Nursing home on mountains gets go ahead
COUNCILLORS have voted to allow construction of a nursing home in one of the most picturesque areas of the Dublin Mountains.
Local politicians elected to rezone scenic lands to pave the way for the development that opponents fear will ruin the character of the scenic foothills.
Dun Laoghaire/Rathdown Council voted last night in favour of the controversial move that allows for the construction of a nursing home on the lands near Stepaside.
The vote came during a marathon final debate on the Dun Laoghaire/Rathdown County Development Plan.
The site is on undeveloped lands with scenic mountain views at Ticknock on the west side of the Enniskerry Road in south county Dublin.
The rezoning was passed with 15 councillors in favour, nine against and two abstentions. Other key votes were deferred until today, when the debate was due to resume.

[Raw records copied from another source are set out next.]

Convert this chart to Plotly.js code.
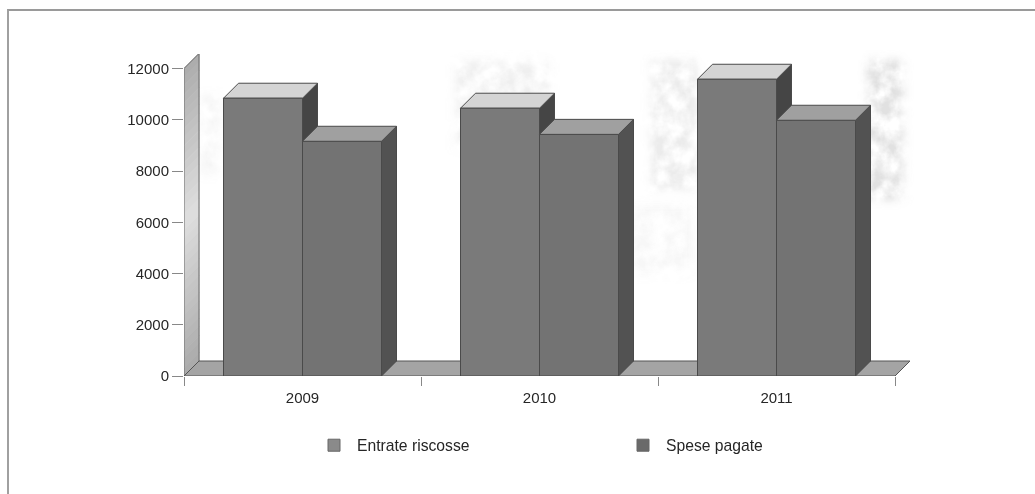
<!DOCTYPE html>
<html><head><meta charset="utf-8">
<script src="https://cdn.plot.ly/plotly-3.0.1.min.js"></script>
<style>
html,body{margin:0;padding:0;background:#fff;width:1035px;height:494px;overflow:hidden}
#scan{position:absolute;left:0;top:0}
#frame{position:absolute;left:7px;top:9px;width:1028px;height:485px;border-left:2px solid #a0a0a0;border-top:2px solid #9a9a9a;box-sizing:border-box}
#chart{position:absolute;left:0;top:0;width:1035px;height:494px}
</style></head><body>
<svg id="scan" width="1035" height="494">
  <defs><filter id="mottle" x="-10%" y="-10%" width="120%" height="120%">
    <feGaussianBlur in="SourceGraphic" stdDeviation="5" result="soft"/>
    <feTurbulence type="fractalNoise" baseFrequency="0.06" numOctaves="4" seed="4" result="noise"/>
    <feColorMatrix in="noise" type="matrix" values="0 0 0 0 0  0 0 0 0 0  0 0 0 0 0  2.2 0 0 0 -0.6" result="mask"/>
    <feComposite in="soft" in2="mask" operator="in"/>
  </filter></defs>
  <g filter="url(#mottle)" fill="#9a9a9a">
    <rect x="455" y="60" width="95" height="90" opacity=".16"/>
    <rect x="650" y="60" width="48" height="130" opacity=".2"/>
    <rect x="866" y="60" width="38" height="140" opacity=".3"/>
    <rect x="200" y="95" width="22" height="80" opacity=".1"/>
    <rect x="628" y="205" width="65" height="70" opacity=".08"/>
  </g>
</svg>
<div id="frame"></div><div id="chart"></div>
<script>
const years = ['2009', '2010', '2011'];
const entrate = [10840, 10450, 11580];
const spese = [9160, 9430, 9980];
const yTicks = [0, 2000, 4000, 6000, 8000, 10000, 12000];
const seriesNames = ['Entrate riscosse', 'Spese pagate'];

const plotL = 184, catPx = 237, plotT = 54, plotB = 376;
const depth = 15;
const pxPerUnitY = 307.5 / 12000;
const yTop = (plotB - plotT) / pxPerUnitY;
const dx = depth / catPx;
const dy = depth / pxPerUnitY;
const plotR = plotL + 3 * catPx + depth;
const halfGroup = 1 / 3;
const edge = '#4a4a4a';
const x0 = -0.5, x1 = 2.5;

function poly(xs, ys, fill, axis, line) {
  return {type:'scatter', mode:'lines', x:xs.concat([xs[0]]), y:ys.concat([ys[0]]), fill:'toself', fillcolor:fill,
    line:{color:line === undefined ? edge : line, width:1}, xaxis:axis, yaxis:'y',
    showlegend:false, hoverinfo:'skip', cliponaxis:false};
}
function side(x, v, fill, axis){ return poly([x, x+dx, x+dx, x],[v, v+dy, dy, 0], fill, axis); }
function topFace(a, b, v, fill, axis){ return poly([a, a+dx, b+dx, b],[v, v+dy, v+dy, v], fill, axis); }

const traces = [];
// wall: thin bands follow its shading from dark top through a light middle to a grey foot
const bands = 36;
for (let k = 0; k < bands; k++) {
  const t = (k + 0.5) / bands;
  const g = Math.round(t < 0.5 ? 172 + (222 - 172) * (t / 0.5) : 222 - (222 - 170) * ((t - 0.5) / 0.5));
  const c = 'rgb(' + g + ',' + g + ',' + g + ')';
  const hi = 12000 * (1 - k / bands), lo = 12000 * (1 - (k + 1) / bands);
  traces.push(poly([x0, x0+dx, x0+dx, x0],[hi, hi+dy, lo+dy, lo], c, 'x', c));
}
traces.push({type:'scatter',mode:'lines',x:[x0,x0,x0+dx,x0+dx,x0,x0+dx],y:[0,12000,12000+dy,dy,0,dy],
  line:{color:'#6a6a6a',width:1},xaxis:'x',yaxis:'y',showlegend:false,hoverinfo:'skip',cliponaxis:false});
// floor
traces.push(poly([x0, x0+dx, x1+dx, x1],[0, dy, dy, 0], '#a4a4a4', 'x', '#555555'));
// back layer: first series side and top faces
years.forEach((_, i) => {
  traces.push(side(i, entrate[i], '#454545', 'x'));
  traces.push(topFace(i-halfGroup, i, entrate[i], '#d4d4d4', 'x'));
});
// front faces
traces.push({type:'bar', x:years, y:entrate, name:seriesNames[0], xaxis:'x2', yaxis:'y',
  marker:{color:'#7a7a7a', line:{color:edge, width:1}}, showlegend:false, hoverinfo:'skip'});
traces.push({type:'bar', x:years, y:spese, name:seriesNames[1], xaxis:'x2', yaxis:'y',
  marker:{color:'#737373', line:{color:edge, width:1}}, showlegend:false, hoverinfo:'skip'});
// front layer: second series side and top faces
years.forEach((_, i) => {
  traces.push(side(i+halfGroup, spese[i], '#525252', 'x3'));
  traces.push(topFace(i, i+halfGroup, spese[i], '#a0a0a0', 'x3'));
});
// legend
[['#8a8a8a', seriesNames[0]], ['#6a6a6a', seriesNames[1]]].forEach(([c, n]) => {
  traces.push({type:'scatter', mode:'markers', x:[null], y:[null], name:n, xaxis:'x', yaxis:'y',
    marker:{symbol:'square', size:12, color:c, line:{color:'#666666', width:1}}, showlegend:true});
});

const font = {family:'"Liberation Sans", Arial, sans-serif', size:15, color:'#262626'};
const xr = [x0, x1 + dx];
const layout = {
  width:1035, height:494, paper_bgcolor:'rgba(0,0,0,0)', plot_bgcolor:'rgba(0,0,0,0)', font:font,
  margin:{l:plotL, r:1035-plotR, t:plotT, b:494-plotB, pad:0},
  barmode:'group', bargap:1/3, bargroupgap:0, showlegend:true,
  xaxis:{type:'linear', range:xr, visible:false, fixedrange:true},
  xaxis2:{type:'category', overlaying:'x', anchor:'y', side:'bottom', categoryorder:'array', categoryarray:years,
    range:xr, tickson:'boundaries', ticks:'outside', ticklen:9, tickcolor:'#888888', tickwidth:1, ticklabelstandoff:11,
    showline:false, showgrid:false, zeroline:false, tickfont:font, fixedrange:true},
  xaxis3:{type:'linear', overlaying:'x', anchor:'y', range:xr, visible:false, fixedrange:true},
  yaxis:{range:[0,yTop], tickmode:'array', tickvals:yTicks, ticktext:yTicks.map(String), ticks:'outside', ticklen:11,
    tickcolor:'#888888', tickwidth:1, showline:false, showgrid:false, zeroline:false, tickfont:font, fixedrange:true},
  legend:{orientation:'h', xref:'paper', yref:'paper', x:(311-plotL)/(plotR-plotL), xanchor:'left',
    y:(plotB-428.5)/(plotB-plotT), yanchor:'top', itemwidth:36, entrywidth:258, entrywidthmode:'pixels',
    font:{family:font.family, size:15.7, color:font.color},
    bgcolor:'rgba(0,0,0,0)', itemclick:false, itemdoubleclick:false}
};
Plotly.newPlot('chart', traces, layout, {displayModeBar:false, staticPlot:true});
</script>
</body></html>
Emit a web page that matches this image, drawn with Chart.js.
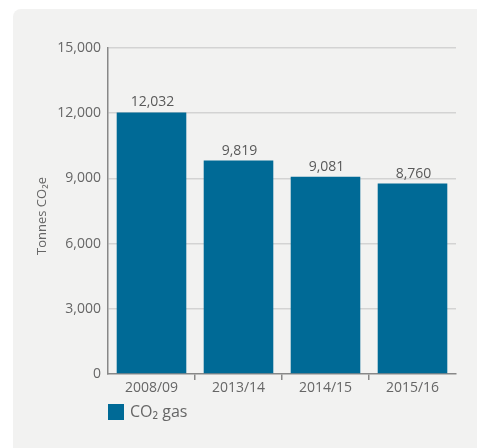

One of the Ticknock rezoning's opponents, Cllr Lettie McCarthy, said the decision was "nothing short of disgraceful".
"I think this is a further rape of the mountainside," Cllr McCarthy (Lab) said. "I am all for the development of a nursing home, but in a suitable area, next to other facilities. These are virgin lands. I am hugely disappointed with this vote, and with the level of debate. It was hardly discussed at all, it was as if they had already made their minds up.
"The mountains are part of our natural heritage, to build up into them is nothing short of disgraceful."
Among the remaining issues to be decided today is a proposal for the relocation of a private girls' school.
A Special Local Objective is to be sought for Rosemount Girls' School to be moved to a site next to Fernhill Estate, a heritage garden that has already been subject of a controversial and unsuccessful attempt at rezoning.
A proposal to rezone Fernhill Estate failed to get approval at discussions last year, when the councillor who proposed it withdrew it before a vote.
A motion to rezone 70 acres at the foot of the Dublin Mountains was withdrawn by Fine Gael Councillor Jim O'Leary. Fernhill contains a large historic garden that is open to the public.
Cllrs O'Leary and Barry Ward (FG) had tabled the motion to allow for a development which would include a public park, development of the historic house, a garden design and cookery school and housing.
The proposal, from developer David Arnold, was opposed by county manager Owen Keegan and by Minister for the Environment John Gormley.
None of the councillors spoke in favour and Mr O'Leary agreed to withdraw the motion due to lack of support.